GIVEN RECORDS:
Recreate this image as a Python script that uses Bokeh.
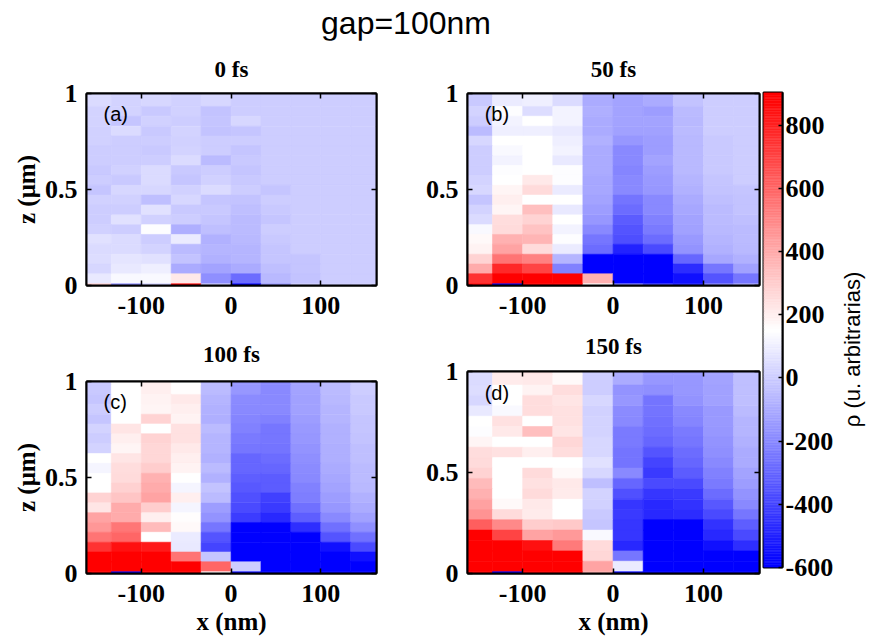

---

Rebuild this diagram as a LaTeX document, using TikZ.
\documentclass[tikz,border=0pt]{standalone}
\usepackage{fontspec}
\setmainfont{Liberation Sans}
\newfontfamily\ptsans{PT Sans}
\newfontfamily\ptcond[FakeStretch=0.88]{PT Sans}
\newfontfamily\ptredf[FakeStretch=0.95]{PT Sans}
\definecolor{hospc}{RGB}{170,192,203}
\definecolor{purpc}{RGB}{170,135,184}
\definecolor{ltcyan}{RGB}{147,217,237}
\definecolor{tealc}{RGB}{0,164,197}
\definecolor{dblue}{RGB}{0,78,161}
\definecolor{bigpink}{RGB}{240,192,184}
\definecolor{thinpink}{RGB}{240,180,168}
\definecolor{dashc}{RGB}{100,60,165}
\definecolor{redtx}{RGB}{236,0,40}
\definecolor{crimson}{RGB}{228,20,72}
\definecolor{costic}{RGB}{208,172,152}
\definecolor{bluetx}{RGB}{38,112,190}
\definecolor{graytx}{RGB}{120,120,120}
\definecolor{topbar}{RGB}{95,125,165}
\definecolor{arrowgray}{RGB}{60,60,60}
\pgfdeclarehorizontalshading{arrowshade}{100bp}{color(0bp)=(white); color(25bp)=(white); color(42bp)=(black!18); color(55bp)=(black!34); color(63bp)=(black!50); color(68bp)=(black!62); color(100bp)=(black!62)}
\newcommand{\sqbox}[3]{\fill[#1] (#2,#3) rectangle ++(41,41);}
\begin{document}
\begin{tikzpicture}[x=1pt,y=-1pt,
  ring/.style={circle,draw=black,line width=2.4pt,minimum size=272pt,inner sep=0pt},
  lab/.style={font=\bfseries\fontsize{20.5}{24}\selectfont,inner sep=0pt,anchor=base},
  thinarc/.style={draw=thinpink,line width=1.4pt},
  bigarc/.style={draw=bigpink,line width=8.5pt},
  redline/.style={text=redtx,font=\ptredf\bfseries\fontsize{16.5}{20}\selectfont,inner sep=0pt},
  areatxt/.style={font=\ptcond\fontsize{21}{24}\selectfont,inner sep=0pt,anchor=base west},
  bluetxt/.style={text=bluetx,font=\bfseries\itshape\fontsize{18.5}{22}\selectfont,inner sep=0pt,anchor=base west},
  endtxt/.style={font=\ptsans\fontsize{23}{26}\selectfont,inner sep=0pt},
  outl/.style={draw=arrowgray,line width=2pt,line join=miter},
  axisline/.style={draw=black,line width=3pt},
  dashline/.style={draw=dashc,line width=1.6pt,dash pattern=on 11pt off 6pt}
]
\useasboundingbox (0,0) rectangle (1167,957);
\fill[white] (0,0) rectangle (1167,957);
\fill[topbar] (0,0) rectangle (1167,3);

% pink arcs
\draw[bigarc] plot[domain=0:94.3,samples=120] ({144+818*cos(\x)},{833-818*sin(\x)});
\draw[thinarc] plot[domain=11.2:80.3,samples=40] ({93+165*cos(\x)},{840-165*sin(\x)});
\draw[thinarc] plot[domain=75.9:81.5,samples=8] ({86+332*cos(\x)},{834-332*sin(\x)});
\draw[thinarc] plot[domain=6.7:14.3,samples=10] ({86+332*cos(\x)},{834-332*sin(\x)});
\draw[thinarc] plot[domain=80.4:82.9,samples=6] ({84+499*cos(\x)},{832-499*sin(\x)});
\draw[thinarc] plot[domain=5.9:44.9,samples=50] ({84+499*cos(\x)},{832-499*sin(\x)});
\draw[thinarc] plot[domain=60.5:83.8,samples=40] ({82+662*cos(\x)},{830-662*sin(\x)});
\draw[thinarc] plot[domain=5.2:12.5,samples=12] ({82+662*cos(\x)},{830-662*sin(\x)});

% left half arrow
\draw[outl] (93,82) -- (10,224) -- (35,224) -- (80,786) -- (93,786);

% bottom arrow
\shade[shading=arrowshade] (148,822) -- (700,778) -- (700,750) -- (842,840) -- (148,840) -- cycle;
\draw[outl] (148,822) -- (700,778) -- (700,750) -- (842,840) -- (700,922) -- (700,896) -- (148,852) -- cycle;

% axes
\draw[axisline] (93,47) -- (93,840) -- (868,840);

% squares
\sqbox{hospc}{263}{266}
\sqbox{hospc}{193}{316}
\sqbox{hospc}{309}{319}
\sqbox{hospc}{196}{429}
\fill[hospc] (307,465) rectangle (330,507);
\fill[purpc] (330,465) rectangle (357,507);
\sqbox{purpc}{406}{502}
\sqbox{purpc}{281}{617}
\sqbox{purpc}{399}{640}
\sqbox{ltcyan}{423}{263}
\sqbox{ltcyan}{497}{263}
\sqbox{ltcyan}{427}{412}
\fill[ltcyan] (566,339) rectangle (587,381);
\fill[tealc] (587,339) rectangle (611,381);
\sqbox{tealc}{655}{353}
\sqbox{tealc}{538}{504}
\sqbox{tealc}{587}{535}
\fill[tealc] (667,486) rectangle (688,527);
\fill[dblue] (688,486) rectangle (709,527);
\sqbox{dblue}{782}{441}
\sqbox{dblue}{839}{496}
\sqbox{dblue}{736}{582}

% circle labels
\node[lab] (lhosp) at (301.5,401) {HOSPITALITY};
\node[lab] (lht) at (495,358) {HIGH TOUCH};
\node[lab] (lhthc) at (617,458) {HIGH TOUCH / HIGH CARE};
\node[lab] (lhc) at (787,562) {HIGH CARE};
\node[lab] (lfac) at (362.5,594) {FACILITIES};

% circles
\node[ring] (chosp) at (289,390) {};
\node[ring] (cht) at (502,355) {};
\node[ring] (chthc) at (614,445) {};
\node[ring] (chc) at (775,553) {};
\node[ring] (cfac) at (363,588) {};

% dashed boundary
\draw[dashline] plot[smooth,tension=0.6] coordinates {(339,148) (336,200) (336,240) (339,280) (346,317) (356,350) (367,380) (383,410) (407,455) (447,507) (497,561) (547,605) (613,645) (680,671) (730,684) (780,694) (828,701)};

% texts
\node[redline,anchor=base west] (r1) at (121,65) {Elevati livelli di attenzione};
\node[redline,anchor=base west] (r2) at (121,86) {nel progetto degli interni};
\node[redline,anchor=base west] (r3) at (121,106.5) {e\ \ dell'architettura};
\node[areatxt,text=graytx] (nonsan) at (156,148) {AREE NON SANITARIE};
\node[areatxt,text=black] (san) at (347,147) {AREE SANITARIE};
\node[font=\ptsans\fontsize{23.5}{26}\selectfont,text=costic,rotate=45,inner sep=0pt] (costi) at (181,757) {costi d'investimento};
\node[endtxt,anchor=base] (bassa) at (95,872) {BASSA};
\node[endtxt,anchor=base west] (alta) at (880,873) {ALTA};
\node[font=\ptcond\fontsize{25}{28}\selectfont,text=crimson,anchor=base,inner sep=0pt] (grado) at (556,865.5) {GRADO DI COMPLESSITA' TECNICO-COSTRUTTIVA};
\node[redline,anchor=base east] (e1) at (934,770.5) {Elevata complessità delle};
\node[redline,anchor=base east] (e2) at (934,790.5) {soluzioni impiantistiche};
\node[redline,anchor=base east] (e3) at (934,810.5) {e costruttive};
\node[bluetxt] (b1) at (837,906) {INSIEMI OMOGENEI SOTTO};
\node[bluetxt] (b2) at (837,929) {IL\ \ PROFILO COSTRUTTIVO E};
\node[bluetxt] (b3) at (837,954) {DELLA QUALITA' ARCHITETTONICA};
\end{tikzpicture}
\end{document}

...

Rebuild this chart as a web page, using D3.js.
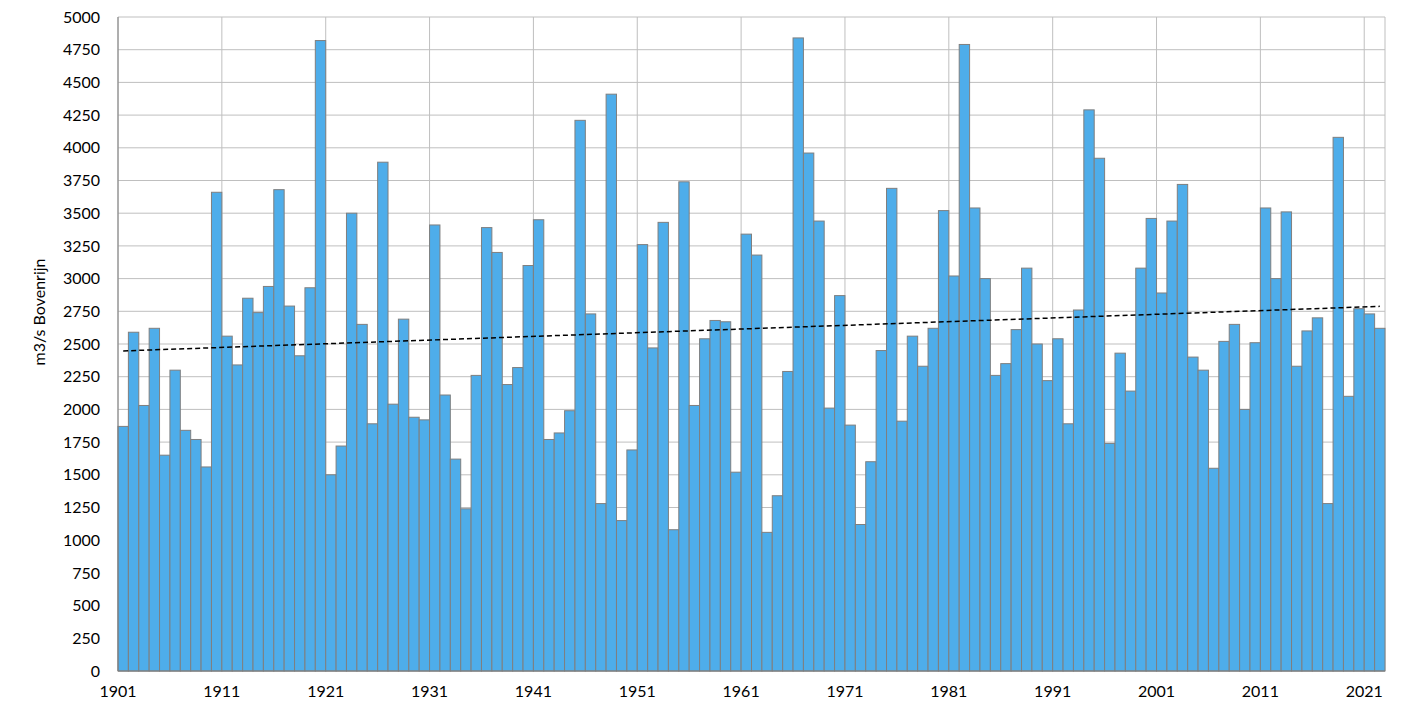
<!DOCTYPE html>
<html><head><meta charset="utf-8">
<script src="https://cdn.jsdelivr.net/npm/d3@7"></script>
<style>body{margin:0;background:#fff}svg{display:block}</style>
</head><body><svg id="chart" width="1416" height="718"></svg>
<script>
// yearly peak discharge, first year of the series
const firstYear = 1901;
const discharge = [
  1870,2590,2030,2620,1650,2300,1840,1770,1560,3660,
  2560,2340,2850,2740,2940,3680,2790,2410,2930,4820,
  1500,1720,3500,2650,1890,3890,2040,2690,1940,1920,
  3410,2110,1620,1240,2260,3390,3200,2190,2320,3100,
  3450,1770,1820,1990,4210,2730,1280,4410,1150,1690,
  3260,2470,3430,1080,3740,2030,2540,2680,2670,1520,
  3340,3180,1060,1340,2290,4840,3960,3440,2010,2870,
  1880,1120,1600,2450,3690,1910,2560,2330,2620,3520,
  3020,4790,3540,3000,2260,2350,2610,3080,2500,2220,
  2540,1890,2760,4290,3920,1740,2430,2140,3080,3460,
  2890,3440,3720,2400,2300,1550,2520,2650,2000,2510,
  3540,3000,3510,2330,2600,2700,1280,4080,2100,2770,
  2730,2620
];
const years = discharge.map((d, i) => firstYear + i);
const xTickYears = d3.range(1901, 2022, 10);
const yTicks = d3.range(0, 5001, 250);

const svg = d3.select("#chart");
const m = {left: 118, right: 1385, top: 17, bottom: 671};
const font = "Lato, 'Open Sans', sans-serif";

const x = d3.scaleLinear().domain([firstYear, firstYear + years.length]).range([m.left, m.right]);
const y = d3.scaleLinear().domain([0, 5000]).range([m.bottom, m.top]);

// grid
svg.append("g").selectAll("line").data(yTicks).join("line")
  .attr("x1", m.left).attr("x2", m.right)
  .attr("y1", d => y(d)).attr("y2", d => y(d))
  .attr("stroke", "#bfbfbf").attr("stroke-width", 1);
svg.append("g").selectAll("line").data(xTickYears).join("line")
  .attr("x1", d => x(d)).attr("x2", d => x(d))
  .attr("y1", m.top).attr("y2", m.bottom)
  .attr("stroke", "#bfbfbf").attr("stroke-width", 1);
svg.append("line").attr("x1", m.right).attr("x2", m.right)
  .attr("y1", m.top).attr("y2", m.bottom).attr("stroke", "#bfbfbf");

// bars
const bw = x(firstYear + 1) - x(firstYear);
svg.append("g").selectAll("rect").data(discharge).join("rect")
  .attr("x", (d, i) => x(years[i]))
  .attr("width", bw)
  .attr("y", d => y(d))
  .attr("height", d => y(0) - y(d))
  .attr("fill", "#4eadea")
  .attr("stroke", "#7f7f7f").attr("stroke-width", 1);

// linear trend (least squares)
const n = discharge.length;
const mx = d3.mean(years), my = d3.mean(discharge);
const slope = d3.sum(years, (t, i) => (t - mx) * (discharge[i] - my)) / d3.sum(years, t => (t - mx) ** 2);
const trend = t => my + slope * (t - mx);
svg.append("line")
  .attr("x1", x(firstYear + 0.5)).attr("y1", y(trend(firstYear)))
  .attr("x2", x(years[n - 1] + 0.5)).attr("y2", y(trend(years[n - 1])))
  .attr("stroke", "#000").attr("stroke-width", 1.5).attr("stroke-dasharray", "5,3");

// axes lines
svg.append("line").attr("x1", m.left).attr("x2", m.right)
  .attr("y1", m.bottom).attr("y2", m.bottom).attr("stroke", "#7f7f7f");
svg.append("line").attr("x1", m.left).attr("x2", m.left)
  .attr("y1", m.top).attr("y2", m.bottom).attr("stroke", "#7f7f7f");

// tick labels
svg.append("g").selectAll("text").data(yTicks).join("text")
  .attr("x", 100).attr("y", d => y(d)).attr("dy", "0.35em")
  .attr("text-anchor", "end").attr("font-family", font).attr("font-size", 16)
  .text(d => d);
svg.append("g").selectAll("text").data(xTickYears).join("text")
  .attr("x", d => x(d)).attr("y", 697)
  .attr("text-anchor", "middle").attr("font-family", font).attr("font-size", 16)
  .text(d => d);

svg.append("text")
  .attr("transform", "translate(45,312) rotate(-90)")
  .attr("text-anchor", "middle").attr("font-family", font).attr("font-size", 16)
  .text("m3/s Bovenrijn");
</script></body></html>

EXERCISE AIM: Which lines of the material contain the string "Rebuild"? List each of them.

PROBLEM SOLUTION:
Rebuild this diagram as a LaTeX document, using TikZ.
Rebuild this chart as a web page, using D3.js.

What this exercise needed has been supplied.